Con la complicación de los negocios en las sociedades de economía compleja, altamente desarrolladas, se ha vuelto común que los gobiernos apelen a los capitanes de la industria para el Ministerio de Hacienda, como es frecuente verlo en los últimos tiempos en los Estados Unidos; presidentes y secretarios de Estado, inmensamente ricos antes de llegar a los primeros cargos de la administración, se portan correctamente. Pero allí los intereses de los plutócratas coinciden con los de la nación, y aquellos adquirieron en el largo ejercicio de la conducción nacional, en una empresa afortunada, cierto sentido aristocráticos del servicio desinteresado, como lo muestra la práctica que se ha impuesto como una consuetuda política para esos casos: los hombres de negocios, o de gran fortuna heredada, favorecidos por el honor de la función pública, liquidan sus bienes al asumir el cargo –como Kennedy o Wilson- para invertir todo lo que tienen en títulos de la deuda nacional, a correr la suerte de los administrados, según sea la tendencia favorable o adversa que ellos mismos imprimieron a la administración nacional.
La experiencia argentina no abona la conveniencia de llamar a los hombres triunfantes en los negocios privados para dirigir las finanzas públicas.
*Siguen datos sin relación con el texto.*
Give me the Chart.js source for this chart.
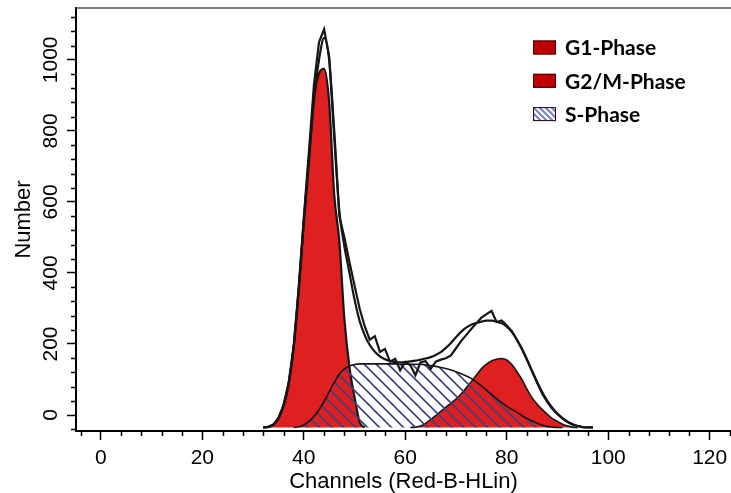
<!DOCTYPE html>
<html>
<head>
<meta charset="utf-8">
<script src="https://cdn.jsdelivr.net/npm/chart.js@4.4.1/dist/chart.umd.min.js"></script>
<style>
  html, body { margin: 0; padding: 0; background: #fff; }
</style>
</head>
<body>
<canvas id="myChart" width="731" height="493"></canvas>
<script>
// channels 32..97
const channels = [
  32, 33, 34, 35, 36, 37, 38, 39, 40, 41, 42, 43, 44, 45, 46, 47, 48, 49, 50, 51, 52,
  53, 54, 55, 56, 57, 58, 59, 60, 61, 62, 63, 64, 65, 66, 67, 68, 69, 70, 71, 72,
  73, 74, 75, 76, 77, 78, 79, 80, 81, 82, 83, 84, 85, 86, 87, 88, 89, 90, 91, 92,
  93, 94, 95, 96, 97
];

// measured histogram (jagged outline)
const histogram = [
  -35, -33, -27, -8, 28, 90, 195, 360, 555, 740, 930, 1050, 1086, 1010, 780, 560, 500, 430, 365, 300, 250,
  212, 222, 178, 186, 150, 158, 126, 150, 140, 112, 148, 152, 130, 150, 156, 160, 168, 188, 208, 225,
  242, 258, 274, 284, 293, 262, 266, 252, 236, 212, 186, 155, 122, 90, 60, 36, 17, 2, -10, -20,
  -27, -31, -34, -35, -35
];

// model sum (smoother outline)
const modelSum = [
  -35, -33, -27, -9, 27, 88, 192, 356, 548, 725, 885, 1000, 1062, 1000, 800, 575, 475, 400, 325, 265, 225,
  197, 178, 165, 157, 152, 149, 148, 149, 151, 153, 156, 159, 163, 169, 177, 189, 203, 219, 234, 246,
  254, 259, 263, 266, 266, 263, 258, 249, 234, 212, 186, 156, 124, 93, 64, 40, 20, 4, -9, -19,
  -26, -31, -34, -35, -35
];

const g1Phase = [
  -35, -34, -28, -10, 25, 85, 190, 350, 540, 710, 890, 962, 975, 880, 620, 490, 270, 134, 50, -20, -35,
  null, null, null, null, null, null, null, null, null, null, null, null, null, null, null, null, null, null, null, null,
  null, null, null, null, null, null, null, null, null, null, null, null, null, null, null, null, null, null, null, null,
  null, null, null, null, null
];

const sPhase = [
  null, null, null, null, null, null, -35, -33, -28, -18, -4, 15, 38, 65, 92, 115, 130, 138, 142, 144, 144,
  144, 144, 144, 144, 144, 144, 143, 143, 143, 143, 143, 141, 139, 137, 134, 131, 127, 122, 116, 110,
  103, 93, 82, 70, 58, 46, 35, 25, 16, 8, -2, -10, -17, -23, -28, -32, -34, -35, -35, null,
  null, null, null, null, null
];

const g2Phase = [
  null, null, null, null, null, null, null, null, null, null, null, null, null, null, null, null, null, null, null, null, null,
  null, null, null, null, null, null, null, null, -35, -34, -31, -24, -13, -2, 10, 22, 33, 45, 59, 76,
  94, 112, 130, 143, 152, 157, 159, 155, 142, 122, 100, 72, 48, 30, 15, 2, -10, -18, -26, -31,
  -34, -35, null, null, null
];

const baseline = -35;
const xTicks = [0, 20, 40, 60, 80, 100, 120];
const yTicks = [0, 200, 400, 600, 800, 1000];
const legendLabels = ['G1-Phase', 'G2/M-Phase', 'S-Phase'];

const red = '#df2020';
const outline = '#161616';

function hatch(color, size, width) {
  const c = document.createElement('canvas');
  c.width = c.height = size;
  const g = c.getContext('2d');
  g.strokeStyle = color;
  g.lineWidth = width;
  g.beginPath();
  g.moveTo(-2, -2); g.lineTo(size + 2, size + 2);
  g.moveTo(-2, size - 2); g.lineTo(2, size + 2);
  g.moveTo(size - 2, -2); g.lineTo(size + 2, 2);
  g.stroke();
  return g.createPattern(c, 'repeat');
}

const ctx = document.getElementById('myChart').getContext('2d');
const sHatch = hatch('#3e4180', 12, 1.6);

function pts(arr) {
  return channels.map((c, i) => ({ x: c, y: arr[i] }));
}

const extras = {
  id: 'extras',
  afterDraw(chart) {
    const { ctx, chartArea: a, scales: { x, y } } = chart;
    ctx.save();
    // minor ticks
    ctx.strokeStyle = '#000';
    ctx.lineWidth = 1.5;
    ctx.beginPath();
    for (let v = -4; v <= 124; v += 4) {
      if (v % 20 === 0) continue;
      const px = Math.round(x.getPixelForValue(v)) + 0.5;
      ctx.moveTo(px, a.bottom);
      ctx.lineTo(px, a.bottom + 5);
    }
    for (let v = -40; v <= 1120; v += 40) {
      if (v % 200 === 0) continue;
      const py = Math.round(y.getPixelForValue(v)) + 0.5;
      ctx.moveTo(a.left, py);
      ctx.lineTo(a.left - 5, py);
    }
    ctx.stroke();
    // top frame
    ctx.strokeStyle = '#555';
    ctx.lineWidth = 1.3;
    ctx.beginPath();
    ctx.moveTo(a.left, a.top);
    ctx.lineTo(a.right, a.top);
    ctx.stroke();
    // legend
    const legendHatch = hatch('#6e7ed2', 6, 2);
    const fills = ['#c00000', '#c00000', legendHatch];
    ctx.font = 'bold 21px Lato';
    ctx.textBaseline = 'middle';
    legendLabels.forEach((label, i) => {
      const cy = 47.5 + i * 33.3;
      ctx.fillStyle = '#fff';
      ctx.fillRect(533, cy - 7, 23, 14);
      ctx.fillStyle = fills[i];
      ctx.fillRect(533, cy - 7, 23, 14);
      ctx.strokeStyle = '#3a0000';
      ctx.lineWidth = 1;
      ctx.strokeRect(533.5, cy - 6.5, 22, 13);
      ctx.fillStyle = '#000';
      ctx.fillText(label, 565, cy + 1);
    });
    ctx.restore();
  }
};

new Chart(ctx, {
  type: 'line',
  data: {
    datasets: [
      {
        label: 'Histogram',
        data: pts(histogram),
        borderColor: outline,
        borderWidth: 2.2,
        fill: false,
        tension: 0,
        pointRadius: 0,
        order: 0
      },
      {
        label: 'Model',
        data: pts(modelSum),
        borderColor: outline,
        borderWidth: 2.2,
        fill: false,
        cubicInterpolationMode: 'monotone',
        pointRadius: 0,
        order: 1
      },
      {
        label: 'S-Phase',
        data: pts(sPhase),
        borderColor: outline,
        borderWidth: 1.6,
        backgroundColor: sHatch,
        fill: { value: baseline },
        cubicInterpolationMode: 'monotone',
        pointRadius: 0,
        order: 2
      },
      {
        label: 'G1-Phase',
        data: pts(g1Phase),
        borderColor: outline,
        borderWidth: 2.2,
        backgroundColor: red,
        fill: { value: baseline },
        cubicInterpolationMode: 'monotone',
        pointRadius: 0,
        order: 3
      },
      {
        label: 'G2/M-Phase',
        data: pts(g2Phase),
        borderColor: outline,
        borderWidth: 1.6,
        backgroundColor: red,
        fill: { value: baseline },
        cubicInterpolationMode: 'monotone',
        pointRadius: 0,
        order: 3
      }
    ]
  },
  options: {
    responsive: false,
    animation: false,
    devicePixelRatio: 1,
    layout: { padding: { top: 8, right: 0, bottom: 0, left: 0 } },
    plugins: {
      legend: { display: false },
      tooltip: { enabled: false }
    },
    scales: {
      x: {
        type: 'linear',
        min: -4.9,
        max: 124.2,
        afterBuildTicks: s => { s.ticks = xTicks.map(v => ({ value: v })); },
        afterFit: s => { s.height = 62; s.paddingLeft = 0; s.paddingRight = 0; },
        grid: { drawOnChartArea: false, tickLength: 9, tickColor: '#000', tickWidth: 1.5 },
        border: { color: '#000', width: 2 },
        ticks: {
          autoSkip: false,
          maxRotation: 0,
          padding: 6,
          color: '#000',
          font: { family: 'Liberation Sans', size: 21 },
          callback: v => String(v)
        },
        title: {
          display: true,
          text: 'Channels (Red-B-HLin)',
          color: '#000',
          font: { family: 'Liberation Sans', size: 22, lineHeight: 1.0 },
          padding: { top: 0, bottom: 0 }
        }
      },
      y: {
        type: 'linear',
        min: -45,
        max: 1146,
        afterBuildTicks: s => { s.ticks = yTicks.map(v => ({ value: v })); },
        afterFit: s => { s.width = 76; s.paddingTop = 0; s.paddingBottom = 0; },
        grid: { drawOnChartArea: false, tickLength: 9, tickColor: '#000', tickWidth: 1.5 },
        border: { color: '#000', width: 2 },
        ticks: {
          minRotation: 90,
          crossAlign: 'center',
          padding: -8,
          color: '#000',
          font: { family: 'Liberation Sans', size: 21 },
          callback: v => String(v)
        },
        title: {
          display: true,
          text: 'Number',
          color: '#000',
          font: { family: 'Liberation Sans', size: 22, lineHeight: 1.0 },
          padding: { top: 13, bottom: 0 }
        }
      }
    }
  },
  plugins: [extras]
});
</script>
</body>
</html>
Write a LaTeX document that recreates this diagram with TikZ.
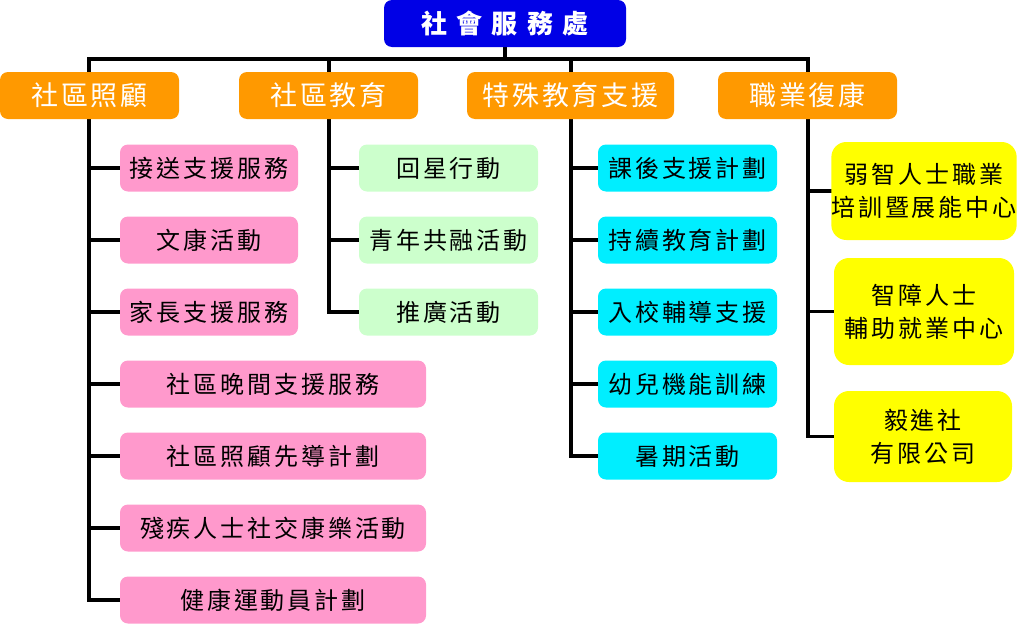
\documentclass[tikz,border=0pt]{standalone}
\usepackage{fontspec}
\newfontfamily\cjk[LetterSpace=12]{Noto Sans CJK TC}
\newfontfamily\cjkhead[LetterSpace=10]{Noto Sans CJK TC}
\usetikzlibrary{backgrounds}
\definecolor{deptblue}{RGB}{0,0,230}
\definecolor{unitorange}{RGB}{255,153,0}
\definecolor{carepink}{RGB}{255,153,204}
\definecolor{edugreen}{RGB}{204,255,204}
\definecolor{specialcyan}{RGB}{0,238,255}
\definecolor{workyellow}{RGB}{255,255,0}

\begin{document}
\begin{tikzpicture}[x=1pt, y=-1pt]
        \tikzstyle{every node}=[rounded corners=8pt, inner sep=0pt, minimum height=47pt, align=center]
        \tikzstyle{head}=[fill=deptblue, text=white, minimum width=242pt, font=\cjk\bfseries\fontsize{26}{30}\selectfont]
        \tikzstyle{unit}=[fill=unitorange, text=white, minimum width=179pt, font=\cjkhead\fontsize{27}{30}\selectfont]
        \tikzstyle{item}=[minimum width=179pt, font=\cjk\fontsize{24}{33}\selectfont]
        \tikzstyle{care}=[item, fill=carepink, minimum width=178pt]
        \tikzstyle{wide}=[care, minimum width=306pt]
        \tikzstyle{edu}=[item, fill=edugreen]
        \tikzstyle{special}=[item, fill=specialcyan]
        \tikzstyle{work}=[item, fill=workyellow, minimum width=180pt, rounded corners=15pt]
        \tikzstyle{link}=[line width=3.5pt, line cap=rect]
        \useasboundingbox (0,0) rectangle (1024,624);

        % top
        \node [head] (dept) at (505,23.5) {社 會 服 務 處};

        % units
        \node [unit] (care) at (89.5,95.5) {社區照顧};
        \node [unit] (edu) at (328.5,95.5) {社區教育};
        \node [unit, minimum width=207pt] (special) at (570.5,95.5) {特殊教育支援};
        \node [unit] (work) at (807.5,95.5) {職業復康};

        % community care
        \node [care] (care1) at (209,168) {接送支援服務};
        \node [care] (care2) at (209,240) {文康活動};
        \node [care] (care3) at (209,312) {家長支援服務};
        \node [wide] (care4) at (273,384) {社區晚間支援服務};
        \node [wide] (care5) at (273,456) {社區照顧先導計劃};
        \node [wide] (care6) at (273,528) {殘疾人士社交康樂活動};
        \node [wide] (care7) at (273,600) {健康運動員計劃};

        % community education
        \node [edu] (edu1) at (448.5,168) {回星行動};
        \node [edu] (edu2) at (448.5,240) {青年共融活動};
        \node [edu] (edu3) at (448.5,312) {推廣活動};

        % special education
        \node [special] (special1) at (687.5,168) {課後支援計劃};
        \node [special] (special2) at (687.5,240) {持續教育計劃};
        \node [special] (special3) at (687.5,312) {入校輔導支援};
        \node [special] (special4) at (687.5,384) {幼兒機能訓練};
        \node [special] (special5) at (687.5,456) {暑期活動};

        % vocational rehabilitation
        \node [work, minimum height=98pt] (work1) at (924,191) {弱智人士職業\\培訓暨展能中心};
        \node [work, minimum height=107pt] (work2) at (924,311.5) {智障人士\\輔助就業中心};
        \node [work, minimum height=91pt, minimum width=178pt] (work3) at (923,436.5) {毅進社\\有限公司};

        \coordinate (bus1) at (89,59);
        \coordinate (bus2) at (329,59);
        \coordinate (bus3) at (571,59);
        \coordinate (bus4) at (808,59);

        \begin{pgfonlayer}{background}
            \draw [link] (dept) -- (dept |- bus1);
            \draw [link] (bus1) -- (bus4);
            \draw [link] (bus1) -- (bus1 |- care7);
            \draw [link] (bus2) -- (bus2 |- edu3);
            \draw [link] (bus3) -- (bus3 |- special5);
            \draw [link] (bus4) -- (bus4 |- work3);
            \foreach \n in {1,...,7}
                \draw [link] (bus1 |- care\n) -- (care\n.west);
            \foreach \n in {1,2,3}
                \draw [link] (bus2 |- edu\n) -- (edu\n.west);
            \foreach \n in {1,...,5}
                \draw [link] (bus3 |- special\n) -- (special\n.west);
            \foreach \n in {1,2,3}
                \draw [link] (bus4 |- work\n) -- (work\n.west);
        \end{pgfonlayer}
    \end{tikzpicture}
\end{document}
No se sabe de ninguno que haya imitado el ejemplo de liquidar todos sus bienes para colocarlos en títulos de la deuda nacional. Los más de ellos salieron de ese almácigo de personeros de la finanza internacional que nos expolia por su intermedio, gobierno invisible cuya venia es lo único que entre nosotros permite acceder a la gran fortuna. O que incorporaron a esa oligarquía de servidores del interés privilegiado extranjero que hace aquí las veces de clase dirigente. Y entre todos han fabricado la crisis aparentemente insoluble –que cada uno de ellos se empeña en agravar- en la cual los conductores de la economía argentina han mostrado cómo se puede hacer de la bancarrota nacional una fuente de riqueza privada.
Azul
y Blanco, Buenos Aires, 2ª. época, 22 de julio de 1966.